### EXERCISE REQUIREMENTS
Go through the material below and copy all lines with "this".

··· ENTRIES ···

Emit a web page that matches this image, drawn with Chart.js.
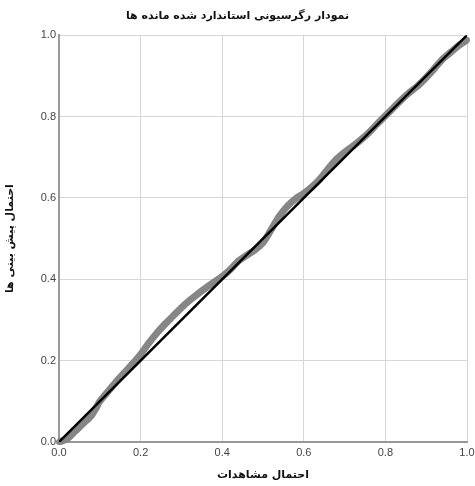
<!DOCTYPE html>
<html>
<head>
<meta charset="utf-8">
<script src="https://cdn.jsdelivr.net/npm/chart.js@4"></script>
<style>
  html, body { margin: 0; padding: 0; background: #fff; }
  #wrap { width: 475px; height: 486px; }
</style>
</head>
<body>
<div id="wrap"><canvas id="ppChart"></canvas></div>
<script>
/* P-P plot of standardized regression residuals */
const observedProb = [0.00, 0.02, 0.04, 0.06, 0.08, 0.09, 0.10, 0.12, 0.14, 0.16, 0.18, 0.20,
  0.22, 0.24, 0.26, 0.28, 0.30, 0.32, 0.34, 0.36, 0.38, 0.40, 0.42, 0.44, 0.46, 0.48, 0.50,
  0.52, 0.54, 0.56, 0.58, 0.60, 0.62, 0.64, 0.66, 0.68, 0.70, 0.72, 0.74, 0.76, 0.78, 0.80,
  0.82, 0.84, 0.86, 0.88, 0.90, 0.92, 0.94, 0.96, 0.98, 1.00];
const expectedProb = [0.000, 0.008, 0.027, 0.046, 0.066, 0.082, 0.100, 0.124, 0.148, 0.170, 0.192, 0.215,
  0.243, 0.268, 0.290, 0.310, 0.330, 0.348, 0.364, 0.379, 0.393, 0.407, 0.424, 0.445, 0.459, 0.472, 0.490,
  0.522, 0.555, 0.580, 0.598, 0.611, 0.627, 0.647, 0.672, 0.695, 0.712, 0.727, 0.743, 0.761, 0.782, 0.802,
  0.822, 0.842, 0.860, 0.876, 0.896, 0.918, 0.941, 0.958, 0.975, 0.988];
const referenceLine = [0, 1];
const tickValues = [0, 0.2, 0.4, 0.6, 0.8, 1.0];

const titleText = "نمودار رگرسیونی استاندارد شده مانده ها";
const xTitle = "احتمال مشاهدات";
const yTitle = "احتمال پیش بینی ها";

const points = observedProb.map((x, i) => ({ x: x, y: expectedProb[i] }));
const diag = referenceLine.map(v => ({ x: v, y: v }));

const persianFont = { family: "'DejaVu Sans', sans-serif", size: 11, weight: "bold" };
const tickFont = { family: "'Liberation Sans', Arial, sans-serif", size: 11 };

new Chart(document.getElementById("ppChart"), {
  type: "scatter",
  data: {
    datasets: [
      {
        label: "diagonal",
        data: diag,
        showLine: true,
        borderColor: "#000",
        borderWidth: 2.5,
        pointRadius: 0
      },
      {
        label: "residuals",
        data: points,
        showLine: true,
        borderColor: "#868686",
        borderWidth: 7,
        tension: 0.3,
        pointRadius: 3,
        pointBackgroundColor: "#868686",
        pointBorderWidth: 0,
        clip: 6
      }
    ]
  },
  options: {
    responsive: true,
    maintainAspectRatio: false,
    animation: false,
    layout: { padding: { left: 0, right: 0, top: 0, bottom: 0 } },
    plugins: {
      legend: { display: false },
      tooltip: { enabled: false },
      title: {
        display: true,
        text: titleText,
        color: "#111",
        font: persianFont,
        padding: { top: 10, bottom: 12 }
      }
    },
    scales: {
      x: {
        type: "linear",
        min: 0,
        max: 1,
        afterBuildTicks: s => { s.ticks = tickValues.map(v => ({ value: v })); },
        afterFit: s => { s.height = 44; s.paddingRight = 8; s.paddingLeft = 0; },
        ticks: {
          color: "#444",
          font: tickFont,
          padding: 4,
          callback: v => v.toFixed(1)
        },
        grid: { color: "#d6d6d6", lineWidth: 1, drawTicks: false },
        border: { color: "#999", width: 2 },
        title: { display: true, text: xTitle, color: "#111", font: persianFont, padding: { top: 8 } }
      },
      y: {
        type: "linear",
        min: 0,
        max: 1,
        afterBuildTicks: s => { s.ticks = tickValues.map(v => ({ value: v })); },
        afterFit: s => { s.width = 59; },
        ticks: {
          color: "#444",
          font: tickFont,
          padding: 3,
          callback: v => v.toFixed(1)
        },
        grid: { color: "#d6d6d6", lineWidth: 1, drawTicks: false },
        border: { color: "#999", width: 2 },
        title: { display: true, text: yTitle, color: "#111", font: persianFont, padding: { bottom: 12 } }
      }
    }
  }
});
</script>
</body>
</html>
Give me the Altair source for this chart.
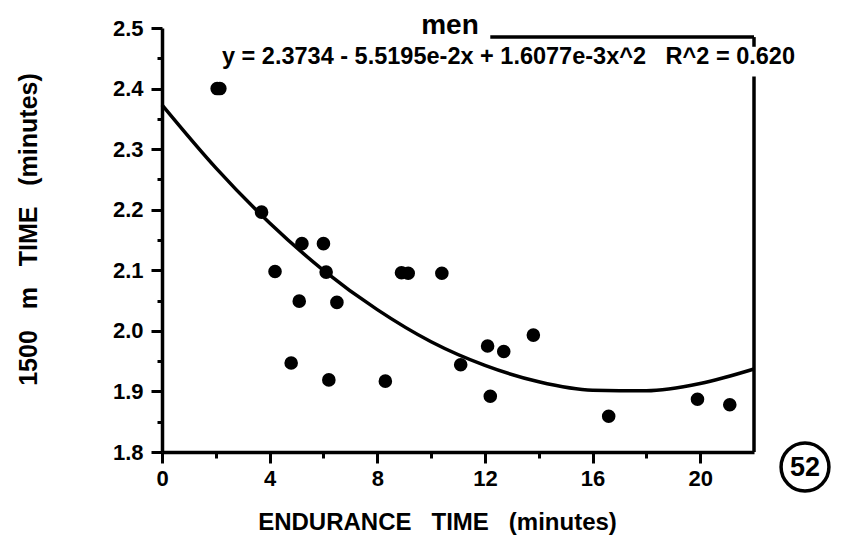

···

### RESPONSE
Emit a web page that matches this image, drawn with Chart.js.
Give me the Altair source for this chart.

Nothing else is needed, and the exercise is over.